Prévu le 20 septembre à Bruxelles, le sommet UE/Chine s’annonce sous haute tension. Nouveau sujet de discorde entre les deux partenaires? L’enquête antidumping sur les panneaux solaires importés de Chine, lancée formellement par la Commission européenne la semaine passée.
Celle-ci donne suite à la plainte déposée le 25 juillet par l’association industrielle EU Pro Sun. Composée d’une vingtaine d’industriels européens autour de l’allemand SolarWorld AG, elle avait alors alerté les services de la concurrence à Bruxelles de pratique anticoncurrentielles de la part de la Chine. En 2011, le pays aurait exporté des panneaux et des composants-clés pour les panneaux solaires pour un montant total d’environ 21 milliards d’euros. Or, explique Milan Nitzschke, porte-parole de la coalition « Les compagnies chinoises vendent leurs produits bien en dessous de leur coût de production ». Une « manœuvre » qui engendrerait des pertes colossales « compensées par les subventions accordées par Pékin », précise ce responsable.
Après une valse d’hésitations – entretenue notamment par les pressions exercées par Angela Merkel, favorable à un règlement du différend à l’amiable – l’exécutif européen s’est finalement rangé derrière les industriels européens du secteur confrontés, depuis un an, à une crise majeure : de nombreuses entreprises photovoltaïques ont en effet été contraintes de fermer leurs portes à la suite de la réduction des tarifs de rachat par les autorités.
Mais à l’instar de la chancelière allemande, d’autres acteurs clés du secteur dénoncent les risques d’une nouvelle guerre commerciale. Preuve d’une fracture au sein même de l’UE : la création d’une contre-coalition baptisée The Alliance for Affordable Solar Energy (Alliance pour une énergie solaire abordable) et réunissant des industriels tant européens que chinois. « Le secteur emploie 300 000 personnes au sein de l’UE », souligne Giulio Arletti, PDG de Coenergia, distributeur italien de modules photovoltaïques, qui a récemment pris part à ce groupe d’oppositions. Il ajoute : « Les fournisseurs, fabricants, distributeurs, installateurs, en Europe, subiront de plein fouet les conséquences d’une enquête visant, au final, à protéger quelques acteurs représentant une partie infime de la chaîne de valeur ».
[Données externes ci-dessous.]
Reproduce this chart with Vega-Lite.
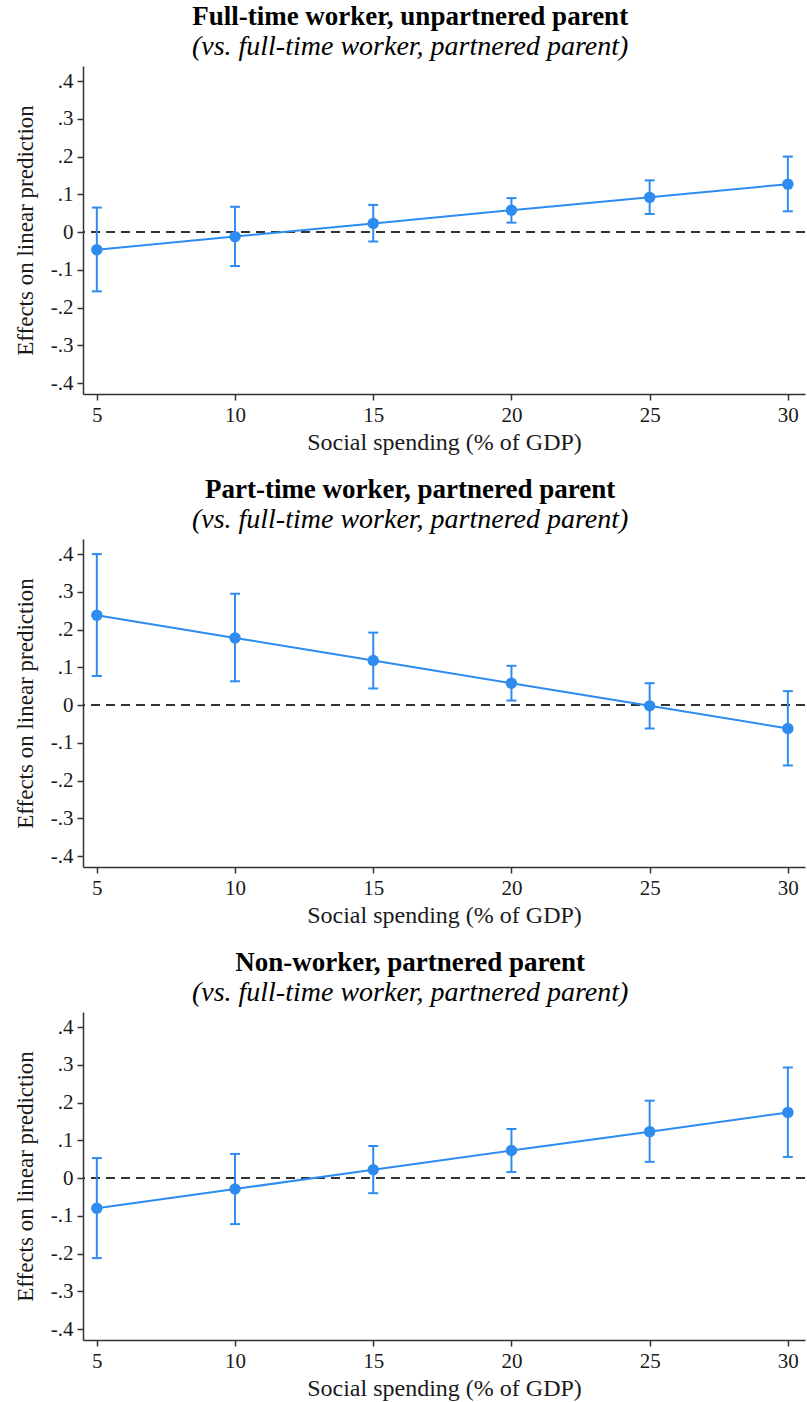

Même son de cloche pour un autre membre de l’Alliance, l’Allemand Thorsten Preugsches, P-dg de Soventix : « De nouvelles barrières commerciales mèneront à l’augmentation des prix et à des dommages, peut-être irréversibles, de la compétitivité du secteur de l’énergie solaire ». Côté chinois, plusieurs firmes concernées par l’investigation, telles que Yingli Green Energy, Suntech Power Holdings, Trina Solar ou Canadian Solar, ont menacé de déclencher une guerre commerciale. Au sein du gouvernement, le ton est plus mesuré. Pékin n’a jusqu’ici fait aucune allusion à d’éventuelles mesures de rétorsion. Le porte-parole du ministère chinois du Commerce, Shen Danyang, s’est contenté d’exprimer ses regrets, laissant entendre que des mesures antidumping contre les exportations chinoises de technologie photovoltaïque pourraient affecter le développement du secteur des énergies renouvelables dans le monde.
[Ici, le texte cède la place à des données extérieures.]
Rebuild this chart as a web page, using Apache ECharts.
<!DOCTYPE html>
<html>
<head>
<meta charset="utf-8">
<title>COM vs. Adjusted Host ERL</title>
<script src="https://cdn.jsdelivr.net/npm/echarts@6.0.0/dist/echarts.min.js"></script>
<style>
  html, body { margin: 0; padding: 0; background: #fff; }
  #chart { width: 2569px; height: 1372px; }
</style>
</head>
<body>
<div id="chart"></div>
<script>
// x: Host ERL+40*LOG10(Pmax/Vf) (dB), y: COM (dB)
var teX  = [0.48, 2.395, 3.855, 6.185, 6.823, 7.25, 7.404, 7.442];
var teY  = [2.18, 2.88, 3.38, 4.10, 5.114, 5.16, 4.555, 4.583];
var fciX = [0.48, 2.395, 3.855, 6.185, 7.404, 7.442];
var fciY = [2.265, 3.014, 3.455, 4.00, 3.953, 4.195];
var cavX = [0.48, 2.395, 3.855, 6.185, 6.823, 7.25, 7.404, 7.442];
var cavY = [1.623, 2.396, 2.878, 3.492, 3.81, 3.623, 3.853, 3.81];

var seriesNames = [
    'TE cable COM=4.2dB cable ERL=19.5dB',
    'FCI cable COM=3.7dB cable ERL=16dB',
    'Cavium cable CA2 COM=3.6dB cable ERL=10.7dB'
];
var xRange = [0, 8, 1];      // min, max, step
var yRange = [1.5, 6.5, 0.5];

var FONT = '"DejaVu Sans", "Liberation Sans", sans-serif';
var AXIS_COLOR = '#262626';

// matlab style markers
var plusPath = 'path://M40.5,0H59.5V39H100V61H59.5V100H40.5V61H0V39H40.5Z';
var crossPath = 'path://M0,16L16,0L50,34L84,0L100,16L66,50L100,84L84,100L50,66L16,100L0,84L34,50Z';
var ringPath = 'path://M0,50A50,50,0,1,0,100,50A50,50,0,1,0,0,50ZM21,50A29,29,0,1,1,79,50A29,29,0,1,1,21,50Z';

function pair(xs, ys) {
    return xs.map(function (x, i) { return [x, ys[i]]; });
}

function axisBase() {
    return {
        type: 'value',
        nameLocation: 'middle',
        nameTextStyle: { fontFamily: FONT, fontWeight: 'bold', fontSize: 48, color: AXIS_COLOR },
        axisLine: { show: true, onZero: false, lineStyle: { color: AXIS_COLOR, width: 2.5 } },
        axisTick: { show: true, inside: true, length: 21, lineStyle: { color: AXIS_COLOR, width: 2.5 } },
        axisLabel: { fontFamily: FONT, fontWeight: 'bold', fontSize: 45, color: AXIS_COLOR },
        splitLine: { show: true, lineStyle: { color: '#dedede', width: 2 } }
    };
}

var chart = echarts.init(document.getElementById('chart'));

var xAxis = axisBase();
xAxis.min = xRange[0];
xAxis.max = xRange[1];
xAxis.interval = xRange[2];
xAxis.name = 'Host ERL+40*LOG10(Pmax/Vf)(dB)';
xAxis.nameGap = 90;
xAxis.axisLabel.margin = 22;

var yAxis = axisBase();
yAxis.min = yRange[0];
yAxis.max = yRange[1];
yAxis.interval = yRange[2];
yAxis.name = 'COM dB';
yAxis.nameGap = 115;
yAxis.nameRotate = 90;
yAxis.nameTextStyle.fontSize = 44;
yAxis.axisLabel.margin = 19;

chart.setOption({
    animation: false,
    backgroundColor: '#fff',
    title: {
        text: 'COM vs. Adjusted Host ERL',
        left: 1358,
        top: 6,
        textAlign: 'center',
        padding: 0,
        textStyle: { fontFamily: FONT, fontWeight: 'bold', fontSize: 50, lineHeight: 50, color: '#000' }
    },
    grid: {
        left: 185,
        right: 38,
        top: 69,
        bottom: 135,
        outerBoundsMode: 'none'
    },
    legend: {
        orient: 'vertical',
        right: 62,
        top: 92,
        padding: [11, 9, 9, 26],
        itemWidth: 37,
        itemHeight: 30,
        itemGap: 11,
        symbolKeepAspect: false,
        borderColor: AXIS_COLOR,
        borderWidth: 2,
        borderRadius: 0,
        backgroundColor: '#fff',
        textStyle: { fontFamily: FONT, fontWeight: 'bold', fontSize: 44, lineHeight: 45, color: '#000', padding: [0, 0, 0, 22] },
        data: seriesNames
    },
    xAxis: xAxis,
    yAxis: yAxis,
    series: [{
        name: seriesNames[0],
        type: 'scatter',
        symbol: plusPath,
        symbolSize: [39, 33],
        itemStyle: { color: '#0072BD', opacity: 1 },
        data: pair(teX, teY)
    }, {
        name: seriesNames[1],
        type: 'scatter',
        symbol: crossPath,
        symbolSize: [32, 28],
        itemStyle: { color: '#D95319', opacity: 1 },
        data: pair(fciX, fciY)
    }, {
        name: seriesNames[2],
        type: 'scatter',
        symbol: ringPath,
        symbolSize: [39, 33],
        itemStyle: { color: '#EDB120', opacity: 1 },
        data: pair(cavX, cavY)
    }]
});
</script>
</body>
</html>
L’enquête lancée par la Commission doit durer 15 mois, mais les services de la concurrence à Bruxelles auront la possibilité, au bout de neuf mois, d’instituer des droits antidumping provisoires s’ils considèrent avoir suffisamment d’éléments de preuve démontrant le dumping. Enfin, si le dumping est avéré, l’exécutif européen proposera, au bout des 15 mois, d’instituer des droits antidumping définitifs pour une durée de cinq ans.